In chapter 5, Marcus is released from prison and he returns to his home. He starts up his self-constructed laptop and realizes that something is wrong with it after the power cord refuses to stay connected. He now realizes that the entire casing of the computer was no longer aligned properly. After his parents go to sleep, Marcus rises from his bed and makes room on his desk for his laptop. He removed the outer casing and realized that the keyboard and logic-board weren’t connected properly. When Marcus looked more closely, he realized that there was something underneath the cord. It was then that he realized that his computer had been bugged. Doctorow then describes Marcus’ overwhelming anxiety and paranoia taking over. This scene stood out to me because I recently wrote a paper on data mining in which I firmly presented my opinion that privacy should be completely discarded in order to maintain security. The panic that ensues Marcus’ discovery completely opened my eyes to the seriousness of an individual’s right to privacy. Clearly I was biased in the past in that I never dealt with a violation of my rights to the degree that Marcus had to endure. Marcus states, “I’d been feeling paranoid when I got home. Now I was nearly out of my skin.
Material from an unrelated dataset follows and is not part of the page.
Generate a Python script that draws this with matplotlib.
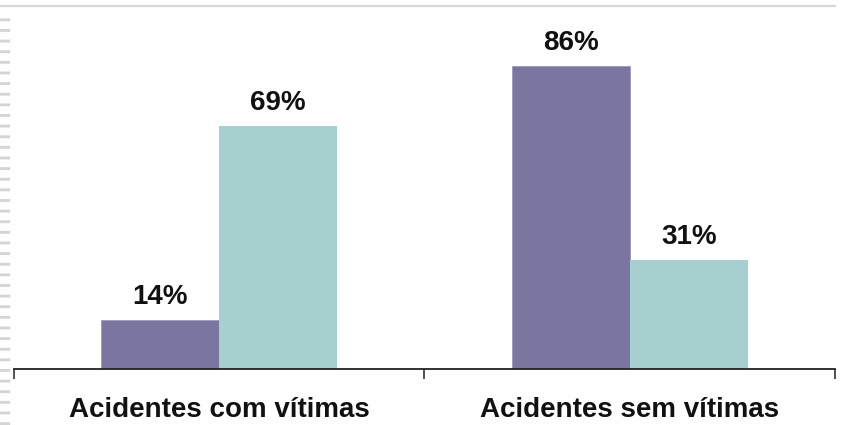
import numpy as np
import matplotlib.pyplot as plt
from matplotlib.lines import Line2D

# dados do gráfico
categorias = ['Acidentes com vítimas', 'Acidentes sem vítimas']
serie_a = [14, 86]   # barras roxas
serie_b = [69, 31]   # barras verde-água
rotulos_a = ['14%', '86%']
rotulos_b = ['69%', '31%']

cor_a = '#7a76a0'
cor_b = '#a8cfcf'

W, H = 845, 425
fig = plt.figure(figsize=(W / 100, H / 100), dpi=100)
fig.patch.set_facecolor('#fefefe')

# eixo: x de 13 a 835 px, y de 6 a 369 px
ax = fig.add_axes([14 / W, (H - 369) / H, (835 - 14) / W, (369 - 6) / H])
ax.set_facecolor('none')

x = np.arange(len(categorias))
larg = 0.287
ba = ax.bar(x - larg / 2, serie_a, larg, color=cor_a, edgecolor='#9b98bb', linewidth=0.6)
bb = ax.bar(x + larg / 2, serie_b, larg, color=cor_b, linewidth=0)

for barras, rots in ((ba, rotulos_a), (bb, rotulos_b)):
    for r, t in zip(barras, rots):
        ax.annotate(t, (r.get_x() + r.get_width() / 2, r.get_height()),
                    xytext=(0, 7), textcoords='offset points',
                    ha='center', va='bottom', fontsize=20, fontweight='bold',
                    family='Liberation Sans', color='#111111')

ax.set_xlim(-0.5, 1.5)
ax.set_ylim(0, 103)
ax.set_yticks([])
for s in ('left', 'right', 'top'):
    ax.spines[s].set_visible(False)
ax.spines['bottom'].set_color('#222222')
ax.spines['bottom'].set_linewidth(1.3)

# ticks nas fronteiras das categorias, rótulos no centro
ax.set_xticks([-0.5, 0.5, 1.5])
ax.set_xticklabels([])
ax.tick_params(axis='x', which='major', length=7, width=1.2, color='#333333', direction='out')
ax.set_xticks(x, minor=True)
ax.set_xticklabels(categorias, minor=True, fontsize=20, fontweight='bold',
                   family='Liberation Sans', color='#111111')
ax.tick_params(axis='x', which='minor', length=0, pad=20.5)

# linha cinza do topo e borda tracejada à esquerda
fig.add_artist(Line2D([0, 835 / W], [1 - 6 / H, 1 - 6 / H], color='#d8d8d8', lw=1.6))
fig.add_artist(Line2D([5 / W, 5 / W], [0, 1 - 12 / H], color='#d4d4d4', lw=7.5,
                      dashes=(0.27, 0.75), solid_capstyle='butt'))

fig.savefig('out.png', dpi=100, facecolor=fig.get_facecolor())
It felt like I was back in jail…”. This comparison between a violation of privacy and jail depicts the seriousness of the situation.


We Don’t Know What We Have Until It’s Gone


Looks Guilty, is Guilty

1 Comment

  1. sareennl

    I never truly felt privacy was that important when the trade off was better homeland security. I’ve always supported having more security because terroristic threats are even more prevalent today than before. With that being said, the “overwhelming anxiety and paranoia” that Marcus experiences cannot be ignored. I too was biased because I never saw a first hand account of an invasion of privacy. Marcus’s privacy is completely invaded, and the bug hurts Marcus more than it helps the DHS. This made me wonder how does a government decide how far they should go to protect its citizens. As a cost of security, how greatly do they measure privacy? As phone-taps have become a normal method to ensure security, will the government start tapping video-chats? If Marcus described that he felt like he was in jail, I couldn’t imagine how society would react if all there technology was monitored.